Massive Texas Development Faces Legal Battle Over Predatory Lending and Targeting Illegal Immigrants.

A federal judge has rejected Colony Ridge's attempt to dismiss a lawsuit filed by the Department of Justice (DOJ) and the Consumer Financial Protection Bureau (CFPB) against the massive Texas land development. The suit, which accuses Colony Ridge of engaging in predatory lending practices that targeted illegal immigrants and Hispanic buyers, will proceed in court despite the development’s motion to dismiss the case.

Judge Alfred Bennett ruled against Colony Ridge, located just north of Houston, Texas, denying their attempt to throw out the civil suit. The lawsuit alleges that the development exploited Hispanic buyers by advertising in Spanish but presenting critical loan documents in English. The predatory lending practices have been described as “reverse redlining,” in which the development intentionally targeted Hispanic buyers with unfavorable terms, ultimately pushing many into foreclosure.

The federal lawsuit marks the first of its kind, accusing a developer of reverse redlining to take advantage of vulnerable communities. Colony Ridge, operated by brothers John and William “Trey” Harris, has long marketed itself to illegal immigrants, using social media advertisements encouraging buyers to "own land in the United States" without checking creditworthiness. Loans offered by the development come with exorbitant interest rates of 12.9%, trapping buyers in an endless cycle of debt.

Judge Bennett stated that the allegations in the suit "easily satisfy the elements of a reverse redlining claim" under the Equal Credit Opportunity Act. This ruling opens the door for the DOJ and CFPB to move forward with their case, setting the stage for a landmark legal battle. However, the judge did dismiss a third-party company that created loan documents on behalf of Colony Ridge from the lawsuit.
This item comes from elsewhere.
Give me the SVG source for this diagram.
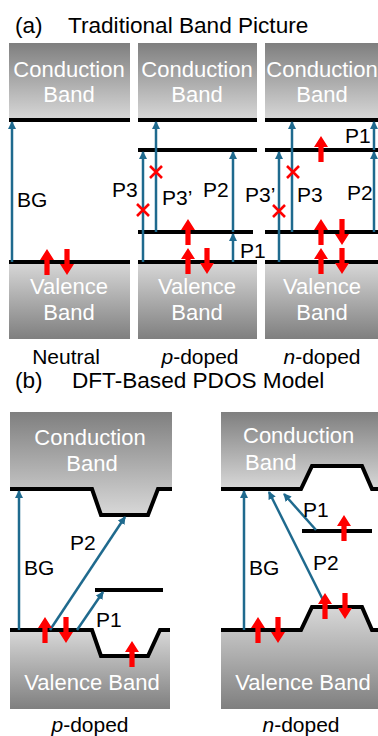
<svg xmlns="http://www.w3.org/2000/svg" width="378" height="736" viewBox="0 0 378 736">
<defs>
<linearGradient id="gcb" x1="0" y1="0" x2="0" y2="1"><stop offset="0" stop-color="#7f7f7f"/><stop offset="1" stop-color="#d8d8d8"/></linearGradient>
<linearGradient id="gvb" x1="0" y1="0" x2="0" y2="1"><stop offset="0" stop-color="#d8d8d8"/><stop offset="1" stop-color="#7f7f7f"/></linearGradient>
<marker id="ah" markerWidth="8" markerHeight="8" refX="7" refY="4" orient="auto" markerUnits="userSpaceOnUse"><path d="M0,0 L8,4 L0,8 Z" fill="#1f6a8e"/></marker>
<path id="ru" d="M0,-13 L7,-2 L2.6,-2 L2.6,13 L-2.6,13 L-2.6,-2 L-7,-2 Z" fill="#ff0000"/>
<path id="rd" d="M0,13 L7,2 L2.6,2 L2.6,-13 L-2.6,-13 L-2.6,2 L-7,2 Z" fill="#ff0000"/>
<path id="rx" d="M-6,-6 L6,6 M6,-6 L-6,6" stroke="#ff0000" stroke-width="2.6" fill="none"/>
</defs>
<style>
.t{font-family:"Liberation Sans",Arial,sans-serif;font-size:21px;fill:#000}
.h{font-size:22.6px}
.c{text-anchor:middle}
.w{font-family:"Liberation Sans",Arial,sans-serif;font-size:22px;fill:#fff}
.bl{stroke:#000;stroke-width:4;fill:none}
.ar{stroke:#1f6a8e;stroke-width:2.5;fill:none;marker-end:url(#ah)}
</style>
<rect width="378" height="736" fill="#fff"/>

<g id="titleA">
<text class="t h" x="15" y="33">(a)</text>
<text class="t h" x="68" y="33">Traditional Band Picture</text>
</g>

<!-- (a) Neutral -->
<g id="a-neutral">
<rect x="9" y="43" width="121" height="77" fill="url(#gcb)"/>
<text class="w c" x="69" y="77">Conduction</text>
<text class="w c" x="69" y="102">Band</text>
<rect x="9" y="262" width="121" height="77" fill="url(#gvb)"/>
<text class="w c" x="69" y="294">Valence</text>
<text class="w c" x="69" y="320">Band</text>
<line class="bl" x1="9" y1="120" x2="130" y2="120"/>
<line class="bl" x1="9" y1="262" x2="130" y2="262"/>
<text class="t c" x="66" y="364">Neutral</text>
</g>

<!-- (a) p-doped -->
<g id="a-pdoped">
<rect x="138" y="43" width="119" height="77" fill="url(#gcb)"/>
<text class="w c" x="197" y="77">Conduction</text>
<text class="w c" x="197" y="102">Band</text>
<rect x="138" y="262" width="119" height="77" fill="url(#gvb)"/>
<text class="w c" x="197" y="294">Valence</text>
<text class="w c" x="197" y="320">Band</text>
<line class="bl" x1="138" y1="120" x2="257" y2="120"/>
<line class="bl" x1="138" y1="150" x2="257" y2="150"/>
<line class="bl" x1="138" y1="232" x2="253" y2="232"/>
<line class="bl" x1="138" y1="262" x2="257" y2="262"/>
<text class="t c" x="200" y="364"><tspan font-style="italic">p</tspan>-doped</text>
</g>

<!-- (a) n-doped -->
<g id="a-ndoped">
<rect x="265" y="43" width="113" height="77" fill="url(#gcb)"/>
<text class="w c" x="322" y="77">Conduction</text>
<text class="w c" x="322" y="102">Band</text>
<rect x="265" y="262" width="113" height="77" fill="url(#gvb)"/>
<text class="w c" x="322" y="294">Valence</text>
<text class="w c" x="322" y="320">Band</text>
<line class="bl" x1="265" y1="120" x2="378" y2="120"/>
<line class="bl" x1="265" y1="150" x2="378" y2="150"/>
<line class="bl" x1="265" y1="232" x2="378" y2="232"/>
<line class="bl" x1="265" y1="262" x2="378" y2="262"/>
<text class="t c" x="322" y="364"><tspan font-style="italic">n</tspan>-doped</text>
</g>

<g id="connectorsA">
<line class="ar" x1="12" y1="262" x2="12" y2="122"/>
<line class="ar" x1="143" y1="262" x2="143" y2="152"/>
<line class="ar" x1="156" y1="232" x2="156" y2="122"/>
<line class="ar" x1="233" y1="232" x2="233" y2="152"/>
<line class="ar" x1="233" y1="262" x2="233" y2="234"/>
<line class="ar" x1="279" y1="262" x2="279" y2="152"/>
<line class="ar" x1="292" y1="232" x2="292" y2="122"/>
<line class="ar" x1="374" y1="232" x2="374" y2="152"/>
<line class="ar" x1="374" y1="150" x2="374" y2="122"/>
</g>

<g id="labelsA">
<text class="t" x="17" y="207">BG</text>
<text class="t" x="112" y="197">P3</text>
<text class="t" x="162" y="205">P3’</text>
<text class="t" x="203" y="197">P2</text>
<text class="t" x="240" y="258">P1</text>
<text class="t" x="245" y="202">P3’</text>
<text class="t" x="297" y="202">P3</text>
<text class="t" x="347" y="200">P2</text>
<text class="t" x="345" y="143">P1</text>
</g>

<g id="marksA">
<use href="#rx" x="143" y="210"/>
<use href="#rx" x="156" y="172"/>
<use href="#rx" x="279" y="211"/>
<use href="#rx" x="293" y="172"/>
<use href="#ru" x="47" y="262"/>
<use href="#rd" x="67" y="262"/>
<use href="#ru" x="188" y="232"/>
<use href="#ru" x="188" y="261"/>
<use href="#rd" x="207" y="261"/>
<use href="#ru" x="321" y="149"/>
<use href="#ru" x="321" y="232"/>
<use href="#rd" x="342" y="232"/>
<use href="#ru" x="321" y="261"/>
<use href="#rd" x="342" y="261"/>
</g>

<g id="titleB">
<text class="t h" x="15" y="388">(b)</text>
<text class="t h" x="72" y="388">DFT-Based PDOS Model</text>
</g>

<!-- (b) p-doped -->
<g id="b-pdoped">
<path d="M10,412 H172 V489 H158 L148,515 H101 L92,489 H10 Z" fill="url(#gcb)"/>
<text class="w c" x="90" y="445">Conduction</text>
<text class="w c" x="92" y="471">Band</text>
<path d="M10,630 H92 L101,656 H148 L160,630 H170 V709 H10 Z" fill="url(#gvb)"/>
<text class="w c" x="92" y="690">Valence Band</text>
<path class="bl" d="M10,489 H92 L101,515 H148 L158,489 H172"/>
<path class="bl" d="M10,630 H92 L101,656 H148 L160,630 H170"/>
<line class="bl" x1="95" y1="590" x2="163" y2="590"/>
<text class="t c" x="90" y="732"><tspan font-style="italic">p</tspan>-doped</text>
</g>

<!-- (b) n-doped -->
<g id="b-ndoped">
<path d="M221,412 H378 V489 H372 L362,466 H312 L301,489 H221 Z" fill="url(#gcb)"/>
<text class="w" x="243" y="443">Conduction</text>
<text class="w" x="245" y="470">Band</text>
<path d="M221,630 H301 L312,607 H362 L372,630 H378 V709 H221 Z" fill="url(#gvb)"/>
<text class="w c" x="303" y="690">Valence Band</text>
<path class="bl" d="M221,489 H301 L312,466 H362 L372,489 H378"/>
<path class="bl" d="M221,630 H301 L312,607 H362 L372,630 H378"/>
<line class="bl" x1="302" y1="531" x2="372" y2="531"/>
<text class="t c" x="301" y="732"><tspan font-style="italic">n</tspan>-doped</text>
</g>

<g id="connectorsB">
<line class="ar" x1="19" y1="630" x2="19" y2="491"/>
<line class="ar" x1="50" y1="630" x2="125" y2="517"/>
<line class="ar" x1="77" y1="630" x2="103" y2="592"/>
<line class="ar" x1="244" y1="630" x2="244" y2="491"/>
<line class="ar" x1="323" y1="600" x2="269" y2="492"/>
<line class="ar" x1="316" y1="530" x2="284" y2="494"/>
</g>

<g id="labelsB">
<text class="t" x="24" y="575">BG</text>
<text class="t" x="70" y="550">P2</text>
<text class="t" x="96" y="627">P1</text>
<text class="t" x="249" y="575">BG</text>
<text class="t" x="313" y="570">P2</text>
<text class="t" x="303" y="517">P1</text>
</g>

<g id="marksB">
<use href="#ru" x="45" y="630"/>
<use href="#rd" x="66" y="630"/>
<use href="#ru" x="132" y="654"/>
<use href="#ru" x="344" y="528"/>
<use href="#ru" x="325" y="606"/>
<use href="#rd" x="345" y="606"/>
<use href="#ru" x="258" y="630"/>
<use href="#rd" x="278" y="630"/>
</g>
</svg>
Beyond the federal lawsuit, Colony Ridge is also grappling with a separate lawsuit filed by Texas Attorney General Ken Paxton. Paxton's suit accuses the development of deceptive trade practices, with Paxton suggesting that “literally every sale” could be fraudulent. Given the development’s estimated 50,000 to 75,000 residents, the financial penalties could be catastrophic, with each violation potentially carrying a $10,000 fine.
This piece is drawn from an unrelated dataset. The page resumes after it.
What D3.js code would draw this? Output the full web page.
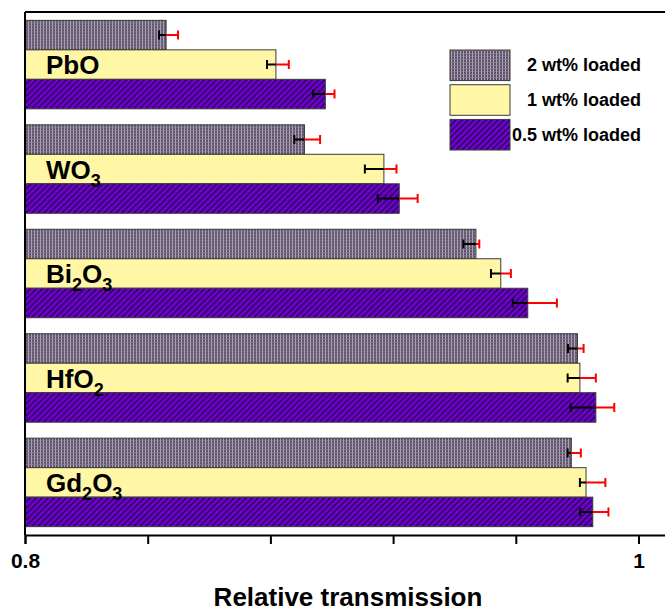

Colony Ridge’s legal troubles don't end there. The development is under investigation by the Environmental Protection Agency (EPA) for undisclosed violations, and other federal and state agencies, including the IRS, Army Corps of Engineers, and Texas Commission on Environmental Quality, are also probing the company’s operations.

As Colony Ridge continues to expand, its controversial practices are coming under intense scrutiny from multiple fronts. The development’s history of targeting illegal immigrants and manipulating language barriers to exploit Hispanic buyers is now at the center of a high-stakes legal fight that could have far-reaching implications.